Mestinya menyikapi kejadian fatal yang dialami Kapal Penumpang ZE, para pejabat yang bertanggung jawab operasional pelayaran ini concern dengan SOP yang di "comply" yang disetujui untuk dilaksanakan.
Tetapi yang terjadi sama seperti bila terjadi kecelakaan pesawat, para "beo beo" yang gak bermutu dengan jenaka cuma bisa fokus: wah pesawatnya sudah tua. Orang orang itu gak ngeuh, gak paham bahwa pesawat itu selalu dipelihara dengan baik sesuai waktu dan jam penggunaan. Tiap komponen yang terpasang dipasang oleh orang yang memiliki kompetensi dan memegang lisensi yang valid.
Di kasus Kapal Penumpang ZE ini memang tidak ada komentar kapal tua, tetapi tidak kalah jenakanya dibilang: harus dicari kapal yang cocok. Lha selama ini ngapain aja kerjanya orang litbang atau departemen yang mengurusi kepentingan ini lalu lintas laut dan perairan?
Cek dulu donk validitas awak kapalnya. Cek donk fasilitas penanggulangan bencananya. Cukupkah alat pelampung bagi semua penumpang dan awak sesuai kapasitas penumpang yang diizinkan?
Kapal sih boleh baru, boleh tua juga, tapi yang penting harus diawaki oleh ABK, mulai dari Nakhoda KKM (kepala kamar mesin) dan semua ABK harus yang berlisensi dan bertanggung jawab. Jangan ada lagi ABK yang malah balik kanan nyemplung sendiri. Emang kita gak malu dengan pameo semboyan: nenek moyangku orang pelaut!?.
Kasus jumlah penumpang yang berlainan jumlahnya sesuai fakta dan manifes, maaf, itu mah soal kuno dan gampang diduga. Dipastikan terjadi kongkalikong sehingga secara mistik mengubah jumlah penumpang. Gampang  dugaannya!Penumpang yang tidak tertera di manifes, duit tiketnya dilipat, lalu diembat oknum-oknum yang mengurusi keberangkatan kapal!

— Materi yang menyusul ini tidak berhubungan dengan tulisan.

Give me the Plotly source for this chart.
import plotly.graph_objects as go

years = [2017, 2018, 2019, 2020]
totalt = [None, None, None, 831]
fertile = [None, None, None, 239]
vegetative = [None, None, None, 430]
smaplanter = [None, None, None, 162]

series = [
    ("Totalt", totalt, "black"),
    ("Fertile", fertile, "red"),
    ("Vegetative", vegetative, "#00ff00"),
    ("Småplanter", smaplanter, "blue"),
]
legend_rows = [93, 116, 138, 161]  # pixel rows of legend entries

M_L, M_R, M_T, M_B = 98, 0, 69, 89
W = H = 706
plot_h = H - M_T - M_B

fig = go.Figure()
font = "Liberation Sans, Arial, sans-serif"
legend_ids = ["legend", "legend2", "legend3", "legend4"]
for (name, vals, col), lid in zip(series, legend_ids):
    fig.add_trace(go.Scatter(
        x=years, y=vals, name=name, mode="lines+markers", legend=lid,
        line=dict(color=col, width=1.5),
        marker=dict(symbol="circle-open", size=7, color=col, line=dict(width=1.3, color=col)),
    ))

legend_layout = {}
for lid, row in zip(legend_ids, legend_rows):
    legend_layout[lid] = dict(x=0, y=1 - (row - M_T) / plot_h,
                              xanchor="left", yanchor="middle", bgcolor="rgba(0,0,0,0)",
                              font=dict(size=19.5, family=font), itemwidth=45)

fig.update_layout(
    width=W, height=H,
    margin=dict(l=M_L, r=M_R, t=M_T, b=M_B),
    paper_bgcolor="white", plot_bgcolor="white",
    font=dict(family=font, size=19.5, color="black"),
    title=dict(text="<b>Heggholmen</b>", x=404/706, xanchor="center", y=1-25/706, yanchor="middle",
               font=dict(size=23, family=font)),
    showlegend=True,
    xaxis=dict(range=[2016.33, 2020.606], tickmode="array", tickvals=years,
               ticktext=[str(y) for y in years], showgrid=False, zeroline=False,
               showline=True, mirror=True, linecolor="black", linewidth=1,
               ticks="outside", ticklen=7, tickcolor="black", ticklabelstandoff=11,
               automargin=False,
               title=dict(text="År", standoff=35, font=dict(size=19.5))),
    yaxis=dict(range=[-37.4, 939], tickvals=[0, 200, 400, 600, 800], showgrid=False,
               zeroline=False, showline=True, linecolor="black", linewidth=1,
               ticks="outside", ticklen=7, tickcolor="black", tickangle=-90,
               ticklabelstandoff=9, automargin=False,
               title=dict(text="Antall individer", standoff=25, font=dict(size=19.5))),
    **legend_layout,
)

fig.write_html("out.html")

Akhir kata, coba bayangkan. MASIH UNTUNG , puji syukur  kapal penumpang Zahro Express yang kebakaran itu masih bisa dilihat dari daratan dan banyak fasilitas penolong yang seketika mampu mendekat. Itu saja masih menimbulkan korban jiwa. Bagaiman bila di tengah lautan? Barangkali akan banyak korban yang tidak tertolong!
Keterangan: mistik = Â dimanipulasi secara gaib.